Chris Pawelski of Pawelski Farm is a fourth-generation onion farmer in Goshen.
With a recent influx of Canadian onion imports, business has taken a turn for the worst.
"A high point of selling is typically September, October, November, and this season, myself and most of my neighbors couldn't sell an onion," said Chris Pawelski, owner of Pawelski Farm. "I can't sleep at night. I can't tell you how stressful it is and this is not my fault. I grew a crop. It was a good crop."
Farmers like Pawelski say unfair Canadian trade practices make it harder to sell onions out of the Hudson Valley's Black Dirt region.
"What they're doing is they're selling cheap, under our prices in our markets in order to put us out of business,” said Pawelski.
With Canada flooding the U.S. market with cheaper onions, onion farmers are being forced to sell their crop for lower prices.
"The floor price for yellow onions, for example, should be $12 for 50 pounds or 24 cents a pound," Pawelski said. "I'm selling medium yellows for $7 [for a] 50-pound bag, 14 cents a pound. I sold for that price in 1984."
Even at lower prices, Pawelski is having a hard time selling his harvest, so tons of pounds of onions are left sitting in his warehouse unsold, and bills are piling up.
"Just about 15 minutes before you arrived, I got a phone call from John Deere Financial,” Pawelski said, "because I owe them about $48,000 and I can't pay them."
Pawelski is now working with U.S. Senators Chuck Schumer and Kirsten Gillibrand to push for an investigation into Canada's trade practices.
"Look into it and see what is actually happening, because if they are doing those things, they're doing what's called 'dumping,' which it appears to be, and that’s a violation of trade agreements," Pawelski said.
He hopes the senators will be able to lobby on behalf of all farmers who are feeling the pressure from cheaper Canadian crops.

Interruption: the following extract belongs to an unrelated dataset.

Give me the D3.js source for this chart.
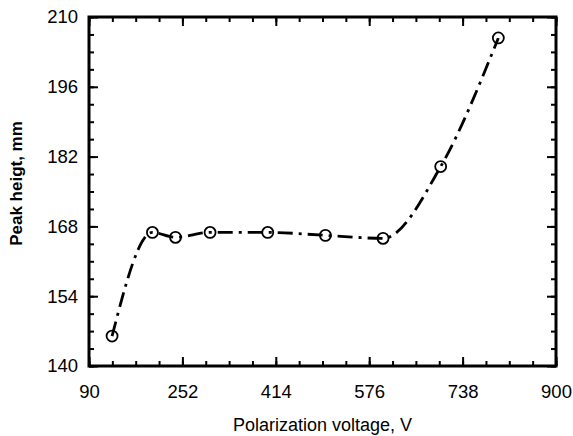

"What do we want? Do we want American farmers to continue or not?" he asked. "If we do, then we have to do something to protect us, and right now, I'm naked here."
The U.S. Department of Agriculture, when asked about these practices, said the New York State Grown And Certified Program promotes New York state farmers and "highlights the environmental stewardship and food safety practices of our farmers, increasing their competitiveness in the marketplace and gaining them widespread recognition at a time when consumers care more and more about where and how their food is grown."